Another interesting observation is that we could not tell the difference in size by looking at the elephants separately until they stand side by side. Their two domes on the head are also more obvious if we look at it from the front.



After over an hour feeding, and chatting with tour guides, we walked in the woods with the elephants.

The elephants were led by their keepers, each elephant has one keeper, called Mahout. The mahouts basically use food, corn stalks in this case, to coax them away from the shelter, and into the woods. Once they were into the woods, I could safely walk by them, or in front of them.



The last activity was bathing with elephants in the creek. It was a lot of fun - washing elephant and elephant spraying water at us, I also got a few elephant kisses!  We stayed in the creek for 15 minutes before heading back to the shelter. As soon as they got back to the shelter area, the freshly showered elephants started to spray dirt onto their bodys!
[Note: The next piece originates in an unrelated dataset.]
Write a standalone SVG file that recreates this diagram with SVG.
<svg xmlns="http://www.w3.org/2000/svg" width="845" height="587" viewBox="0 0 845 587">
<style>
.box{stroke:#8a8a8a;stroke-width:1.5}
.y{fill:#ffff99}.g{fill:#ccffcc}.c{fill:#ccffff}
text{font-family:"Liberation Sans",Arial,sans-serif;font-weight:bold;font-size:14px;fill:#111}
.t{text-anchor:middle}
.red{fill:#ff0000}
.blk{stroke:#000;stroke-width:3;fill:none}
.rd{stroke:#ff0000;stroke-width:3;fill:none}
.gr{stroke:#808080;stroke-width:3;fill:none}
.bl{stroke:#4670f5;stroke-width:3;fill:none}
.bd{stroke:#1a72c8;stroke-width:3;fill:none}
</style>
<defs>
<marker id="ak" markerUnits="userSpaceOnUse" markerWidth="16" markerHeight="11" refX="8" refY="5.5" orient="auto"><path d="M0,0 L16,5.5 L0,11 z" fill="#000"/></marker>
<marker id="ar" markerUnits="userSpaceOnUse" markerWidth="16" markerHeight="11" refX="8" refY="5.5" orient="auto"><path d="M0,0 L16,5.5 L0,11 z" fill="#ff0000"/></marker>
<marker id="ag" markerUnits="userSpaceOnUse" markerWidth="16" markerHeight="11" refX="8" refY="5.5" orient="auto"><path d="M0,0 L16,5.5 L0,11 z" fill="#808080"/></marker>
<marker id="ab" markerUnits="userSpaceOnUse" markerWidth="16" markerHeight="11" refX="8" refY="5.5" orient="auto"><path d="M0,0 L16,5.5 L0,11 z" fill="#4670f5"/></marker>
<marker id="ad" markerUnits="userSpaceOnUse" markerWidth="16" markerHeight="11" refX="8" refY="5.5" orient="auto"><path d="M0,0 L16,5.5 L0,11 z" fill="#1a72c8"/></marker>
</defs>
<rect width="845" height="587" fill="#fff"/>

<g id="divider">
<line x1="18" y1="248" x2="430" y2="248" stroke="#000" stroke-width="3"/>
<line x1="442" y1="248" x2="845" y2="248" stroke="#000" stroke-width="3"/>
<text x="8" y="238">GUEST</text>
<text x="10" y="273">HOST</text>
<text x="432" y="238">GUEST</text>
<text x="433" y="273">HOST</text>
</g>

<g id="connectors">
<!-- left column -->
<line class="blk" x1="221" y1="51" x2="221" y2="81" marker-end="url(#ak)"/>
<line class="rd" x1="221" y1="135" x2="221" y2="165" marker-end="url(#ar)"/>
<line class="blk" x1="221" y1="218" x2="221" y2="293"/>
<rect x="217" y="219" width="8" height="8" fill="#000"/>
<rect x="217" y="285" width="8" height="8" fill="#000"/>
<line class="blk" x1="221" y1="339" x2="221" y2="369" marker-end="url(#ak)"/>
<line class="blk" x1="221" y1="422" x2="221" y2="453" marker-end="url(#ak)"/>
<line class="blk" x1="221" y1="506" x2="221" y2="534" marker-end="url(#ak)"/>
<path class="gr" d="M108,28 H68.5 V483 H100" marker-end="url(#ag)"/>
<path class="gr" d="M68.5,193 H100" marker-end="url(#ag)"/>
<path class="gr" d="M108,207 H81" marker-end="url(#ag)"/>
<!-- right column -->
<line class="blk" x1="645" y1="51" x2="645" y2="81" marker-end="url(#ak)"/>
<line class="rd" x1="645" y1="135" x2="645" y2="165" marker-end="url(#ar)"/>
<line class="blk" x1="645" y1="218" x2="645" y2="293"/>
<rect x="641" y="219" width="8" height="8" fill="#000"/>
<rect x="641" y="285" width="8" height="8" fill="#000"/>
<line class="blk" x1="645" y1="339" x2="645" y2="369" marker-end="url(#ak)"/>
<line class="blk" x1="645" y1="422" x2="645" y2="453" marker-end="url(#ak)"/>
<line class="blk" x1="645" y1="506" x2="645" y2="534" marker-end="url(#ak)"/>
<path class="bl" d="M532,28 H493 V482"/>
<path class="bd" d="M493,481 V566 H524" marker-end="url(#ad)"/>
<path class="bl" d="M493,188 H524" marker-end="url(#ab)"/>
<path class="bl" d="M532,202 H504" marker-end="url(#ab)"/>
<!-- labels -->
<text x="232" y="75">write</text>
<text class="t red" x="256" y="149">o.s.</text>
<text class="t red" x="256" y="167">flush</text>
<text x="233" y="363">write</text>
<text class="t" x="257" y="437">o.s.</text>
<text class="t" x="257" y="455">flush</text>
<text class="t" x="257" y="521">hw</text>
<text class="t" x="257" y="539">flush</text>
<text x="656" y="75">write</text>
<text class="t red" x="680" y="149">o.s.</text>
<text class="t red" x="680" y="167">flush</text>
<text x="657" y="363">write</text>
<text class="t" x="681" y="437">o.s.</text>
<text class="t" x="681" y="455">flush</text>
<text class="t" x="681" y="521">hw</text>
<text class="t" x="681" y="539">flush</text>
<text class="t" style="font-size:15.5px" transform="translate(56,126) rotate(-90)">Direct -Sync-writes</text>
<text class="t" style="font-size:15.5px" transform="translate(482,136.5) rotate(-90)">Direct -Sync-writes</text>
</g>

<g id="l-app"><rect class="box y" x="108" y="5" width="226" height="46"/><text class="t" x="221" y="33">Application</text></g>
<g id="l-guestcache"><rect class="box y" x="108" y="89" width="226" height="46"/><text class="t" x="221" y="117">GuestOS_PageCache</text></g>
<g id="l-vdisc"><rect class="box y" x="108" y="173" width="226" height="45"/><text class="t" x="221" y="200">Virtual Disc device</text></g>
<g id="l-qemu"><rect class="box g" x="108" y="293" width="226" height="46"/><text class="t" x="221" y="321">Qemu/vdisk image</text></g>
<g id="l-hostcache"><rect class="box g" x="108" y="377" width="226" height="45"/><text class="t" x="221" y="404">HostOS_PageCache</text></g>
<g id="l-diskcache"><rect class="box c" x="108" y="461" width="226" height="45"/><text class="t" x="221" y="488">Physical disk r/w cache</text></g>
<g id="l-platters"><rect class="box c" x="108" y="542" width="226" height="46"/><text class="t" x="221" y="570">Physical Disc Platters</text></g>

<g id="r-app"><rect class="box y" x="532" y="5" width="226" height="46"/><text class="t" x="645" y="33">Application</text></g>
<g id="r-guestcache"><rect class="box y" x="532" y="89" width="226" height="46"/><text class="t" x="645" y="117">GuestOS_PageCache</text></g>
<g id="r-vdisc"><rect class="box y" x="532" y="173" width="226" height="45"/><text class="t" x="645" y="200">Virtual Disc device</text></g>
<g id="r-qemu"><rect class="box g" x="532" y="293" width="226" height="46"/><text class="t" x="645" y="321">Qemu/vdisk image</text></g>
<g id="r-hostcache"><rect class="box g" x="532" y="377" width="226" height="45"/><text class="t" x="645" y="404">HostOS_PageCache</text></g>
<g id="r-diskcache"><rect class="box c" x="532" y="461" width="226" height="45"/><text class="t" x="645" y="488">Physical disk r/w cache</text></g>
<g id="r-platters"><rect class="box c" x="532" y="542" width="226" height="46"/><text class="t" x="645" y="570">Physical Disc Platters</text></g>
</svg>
No elephant ride, but no line to wait, more intimate time with the elephants, we had a great time at this family elephant sanctuary.

giving elephant a bath

people were bathing downstream!



A kiss from the baby elephant

Spray dirt on themselves right after shower


Notes 

The last time we visited Phuket, Thailand, we did not got a chance to visit elephant sanctuary because we did not know that we needed to make appointment/reservation ahead of time.